→ **Stated task**: Omit any picture, and return the remaining data exactly as written.

+---+

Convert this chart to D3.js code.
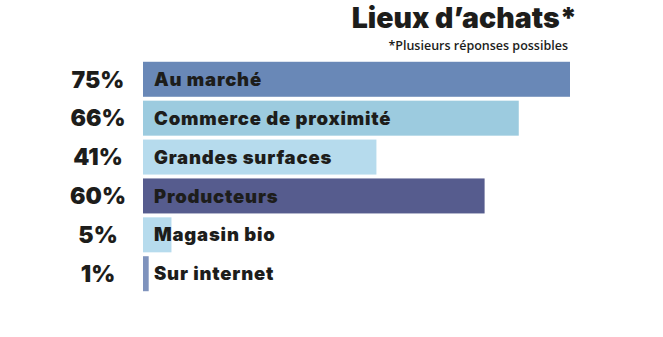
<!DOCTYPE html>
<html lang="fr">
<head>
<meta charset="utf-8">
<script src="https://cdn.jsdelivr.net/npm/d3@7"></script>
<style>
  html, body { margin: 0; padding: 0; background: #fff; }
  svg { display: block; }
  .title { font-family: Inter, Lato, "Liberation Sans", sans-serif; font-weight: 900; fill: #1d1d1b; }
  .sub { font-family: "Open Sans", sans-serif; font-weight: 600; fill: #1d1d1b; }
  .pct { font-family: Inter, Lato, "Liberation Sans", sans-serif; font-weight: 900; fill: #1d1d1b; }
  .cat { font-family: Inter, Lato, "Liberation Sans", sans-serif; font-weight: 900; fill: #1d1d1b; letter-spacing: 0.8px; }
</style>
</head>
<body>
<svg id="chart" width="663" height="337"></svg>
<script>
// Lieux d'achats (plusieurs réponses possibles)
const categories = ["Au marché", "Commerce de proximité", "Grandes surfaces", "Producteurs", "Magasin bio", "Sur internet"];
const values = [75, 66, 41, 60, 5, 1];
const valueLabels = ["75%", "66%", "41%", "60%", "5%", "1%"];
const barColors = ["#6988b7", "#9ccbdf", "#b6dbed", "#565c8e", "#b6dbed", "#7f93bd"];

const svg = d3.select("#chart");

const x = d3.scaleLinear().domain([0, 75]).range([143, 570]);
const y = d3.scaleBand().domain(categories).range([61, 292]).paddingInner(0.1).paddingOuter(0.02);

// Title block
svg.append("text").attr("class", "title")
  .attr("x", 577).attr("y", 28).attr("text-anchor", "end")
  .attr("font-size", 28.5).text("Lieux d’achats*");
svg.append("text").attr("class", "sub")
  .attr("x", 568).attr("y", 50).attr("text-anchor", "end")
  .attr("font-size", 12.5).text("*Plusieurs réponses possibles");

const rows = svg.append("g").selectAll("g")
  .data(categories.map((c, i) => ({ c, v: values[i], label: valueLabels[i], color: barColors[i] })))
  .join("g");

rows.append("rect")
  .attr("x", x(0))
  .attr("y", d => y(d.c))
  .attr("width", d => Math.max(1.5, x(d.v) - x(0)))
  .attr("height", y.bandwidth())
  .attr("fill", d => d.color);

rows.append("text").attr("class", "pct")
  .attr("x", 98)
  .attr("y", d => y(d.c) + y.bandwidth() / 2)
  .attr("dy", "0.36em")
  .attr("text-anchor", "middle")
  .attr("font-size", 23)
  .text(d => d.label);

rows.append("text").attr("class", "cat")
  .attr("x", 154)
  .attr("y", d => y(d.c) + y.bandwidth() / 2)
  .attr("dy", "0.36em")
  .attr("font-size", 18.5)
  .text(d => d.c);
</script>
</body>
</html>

+---+

→ **Correct output**:
Convert this chart to D3.js code.
<!DOCTYPE html>
<html lang="fr">
<head>
<meta charset="utf-8">
<script src="https://cdn.jsdelivr.net/npm/d3@7"></script>
<style>
  html, body { margin: 0; padding: 0; background: #fff; }
  svg { display: block; }
  .title { font-family: Inter, Lato, "Liberation Sans", sans-serif; font-weight: 900; fill: #1d1d1b; }
  .sub { font-family: "Open Sans", sans-serif; font-weight: 600; fill: #1d1d1b; }
  .pct { font-family: Inter, Lato, "Liberation Sans", sans-serif; font-weight: 900; fill: #1d1d1b; }
  .cat { font-family: Inter, Lato, "Liberation Sans", sans-serif; font-weight: 900; fill: #1d1d1b; letter-spacing: 0.8px; }
</style>
</head>
<body>
<svg id="chart" width="663" height="337"></svg>
<script>
// Lieux d'achats (plusieurs réponses possibles)
const categories = ["Au marché", "Commerce de proximité", "Grandes surfaces", "Producteurs", "Magasin bio", "Sur internet"];
const values = [75, 66, 41, 60, 5, 1];
const valueLabels = ["75%", "66%", "41%", "60%", "5%", "1%"];
const barColors = ["#6988b7", "#9ccbdf", "#b6dbed", "#565c8e", "#b6dbed", "#7f93bd"];

const svg = d3.select("#chart");

const x = d3.scaleLinear().domain([0, 75]).range([143, 570]);
const y = d3.scaleBand().domain(categories).range([61, 292]).paddingInner(0.1).paddingOuter(0.02);

// Title block
svg.append("text").attr("class", "title")
  .attr("x", 577).attr("y", 28).attr("text-anchor", "end")
  .attr("font-size", 28.5).text("Lieux d’achats*");
svg.append("text").attr("class", "sub")
  .attr("x", 568).attr("y", 50).attr("text-anchor", "end")
  .attr("font-size", 12.5).text("*Plusieurs réponses possibles");

const rows = svg.append("g").selectAll("g")
  .data(categories.map((c, i) => ({ c, v: values[i], label: valueLabels[i], color: barColors[i] })))
  .join("g");

rows.append("rect")
  .attr("x", x(0))
  .attr("y", d => y(d.c))
  .attr("width", d => Math.max(1.5, x(d.v) - x(0)))
  .attr("height", y.bandwidth())
  .attr("fill", d => d.color);

rows.append("text").attr("class", "pct")
  .attr("x", 98)
  .attr("y", d => y(d.c) + y.bandwidth() / 2)
  .attr("dy", "0.36em")
  .attr("text-anchor", "middle")
  .attr("font-size", 23)
  .text(d => d.label);

rows.append("text").attr("class", "cat")
  .attr("x", 154)
  .attr("y", d => y(d.c) + y.bandwidth() / 2)
  .attr("dy", "0.36em")
  .attr("font-size", 18.5)
  .text(d => d.c);
</script>
</body>
</html>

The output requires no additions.